Animal testing: patients fight back

August 14, 1998

People who want to abolish all animal research are being invited by a patients' pressure group to pledge that they will live without treatments developed using the technique.

The group, Seriously Ill for Medical Research, whose patrons include the theoretical physicist Stephen Hawking, wants university researchers to be free to use animals in medical research when there is no alternative technique.

It has sent cards to ten animal rights groups, inviting members to promise they will refuse all medical treatments developed using research on animals, including blood transfusions and antibiotics. Treatment for children who suffer from a genetic illness is also out.

group secretary Kevin O'Donnell said: "We are very concerned that medical research is not hampered. We lost our first child to a genetic disease. Progress since then is entirely due to animal research and the first clinical trial of a treatment for this disease is now under way. By seeking to abolish animal research, animal activists are condemning children with such diseases.

"Why should children like mine be made to suffer for the extremists' beliefs if they aren't prepared to do so themselves?" "This campaign is aimed at seeing whether people will practise what they preach," said Andrew Blake, director of the group. He suffers from the incurable progressive disease Friedreich's ataxia and is confined to a wheelchair.

"It is not a game to me. The abolitionists always fail to mention that abolishing animal research means halting medical progress. If you want to wear the abolitionists' ribbon you have to throw away your ribbons backing research on Aids and breast cancer", he said.

Of the ten animal rights groups who received the cards two have replied to Mr Blake requesting more cards to distribute to members. But the numbers requested were so large that Mr Blake suspects them of attempting to drain his resources.

Activists at a rally in central London last weekend said that they would pledge to live without the benefits of animal research.

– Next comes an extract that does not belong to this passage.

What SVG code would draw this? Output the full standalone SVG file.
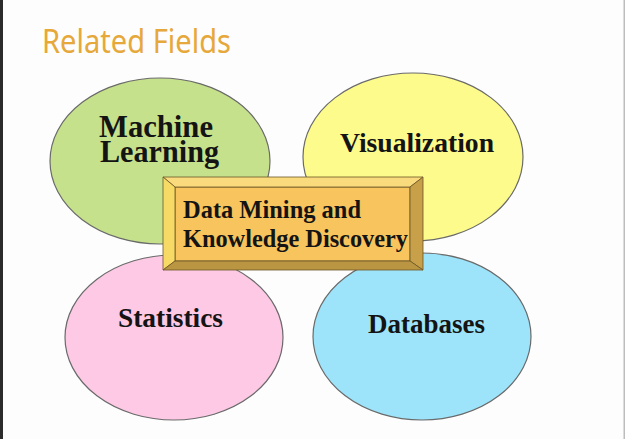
<svg xmlns="http://www.w3.org/2000/svg" width="625" height="439" viewBox="0 0 625 439">
<style>
.field{stroke:#6a6a6a;stroke-width:1.2}
.lbl{font-family:"Liberation Serif","Times New Roman",serif;font-weight:bold;fill:#141414}
.title{font-family:"Noto Sans","Open Sans",sans-serif;fill:#E6A83A}
.bevel{stroke:#6b5626;stroke-width:0.8;stroke-linejoin:round}
</style>
<rect x="0" y="0" width="625" height="439" fill="#fdfdfd"/>
<rect x="0" y="0" width="3" height="439" fill="#2b2b2b"/>
<rect x="623.5" y="0" width="1.5" height="439" fill="#bdbdbd"/>
<text class="title" x="42" y="53" font-size="32" textLength="189" lengthAdjust="spacingAndGlyphs">Related Fields</text>
<g id="machine-learning">
<ellipse class="field" cx="160" cy="161" rx="110" ry="83" fill="#C6E18B"/>
<text class="lbl" x="99" y="137" font-size="30.5" textLength="114" lengthAdjust="spacingAndGlyphs">Machine</text>
<text class="lbl" x="100" y="162" font-size="30.5" textLength="119" lengthAdjust="spacingAndGlyphs">Learning</text>
</g>
<g id="visualization">
<ellipse class="field" cx="413" cy="157" rx="110" ry="84" fill="#FDFB8C"/>
<text class="lbl" x="340" y="152" font-size="27.5" textLength="154" lengthAdjust="spacingAndGlyphs">Visualization</text>
</g>
<g id="statistics">
<ellipse class="field" cx="174" cy="337.5" rx="109" ry="82.5" fill="#FEC9E5"/>
<text class="lbl" x="118" y="327" font-size="27.5" textLength="105" lengthAdjust="spacingAndGlyphs">Statistics</text>
</g>
<g id="databases">
<ellipse class="field" cx="422" cy="336.5" rx="109" ry="83.5" fill="#9DE4FA"/>
<text class="lbl" x="368" y="333" font-size="27.5" textLength="117" lengthAdjust="spacingAndGlyphs">Databases</text>
</g>
<g id="connectors"></g>
<g id="data-mining">
<polygon class="bevel" points="175,187 410,187 410,261 175,261" fill="#F8C45D"/>
<polygon class="bevel" points="163,177 423,177 410,187 175,187" fill="#F9DA7C"/>
<polygon class="bevel" points="163,177 175,187 175,261 163,270" fill="#F7DA66"/>
<polygon class="bevel" points="423,177 423,270 410,261 410,187" fill="#C7A049"/>
<polygon class="bevel" points="163,270 423,270 410,261 175,261" fill="#BA9542"/>
<text class="lbl" x="183" y="218" font-size="24.5" textLength="178" lengthAdjust="spacingAndGlyphs">Data Mining and</text>
<text class="lbl" x="183" y="247" font-size="24.5" textLength="225" lengthAdjust="spacingAndGlyphs">Knowledge Discovery</text>
</g>
</svg>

But Jan Creamer, director of the National Anti-vivisection Society, has binned the cards. "We should be talking about ways of not using animals," she said.

And she called on the government to review the way in which licences for animal research are granted, to make the process more open to public scrutiny. "We know who is the head of MI5 but we don't know the identity of the Home Office minister who makes these decisions," she said.

There were 2.64 million experiments on living animals carried out in the United Kingdom in 1997, according to the Home Office.

Card-holders' pledges include:

* in the event of accident or emergency, I will refuse all treatments developed or tested on animals, including, but not limited to: blood transfusions, anaesthetics, anticoagulants, antibiotics, sutures, open heart and other types of surgery.

* if my child suffers from a genetic illness or other serious condition, I will not allow them to have life-saving treatment developed through animal research.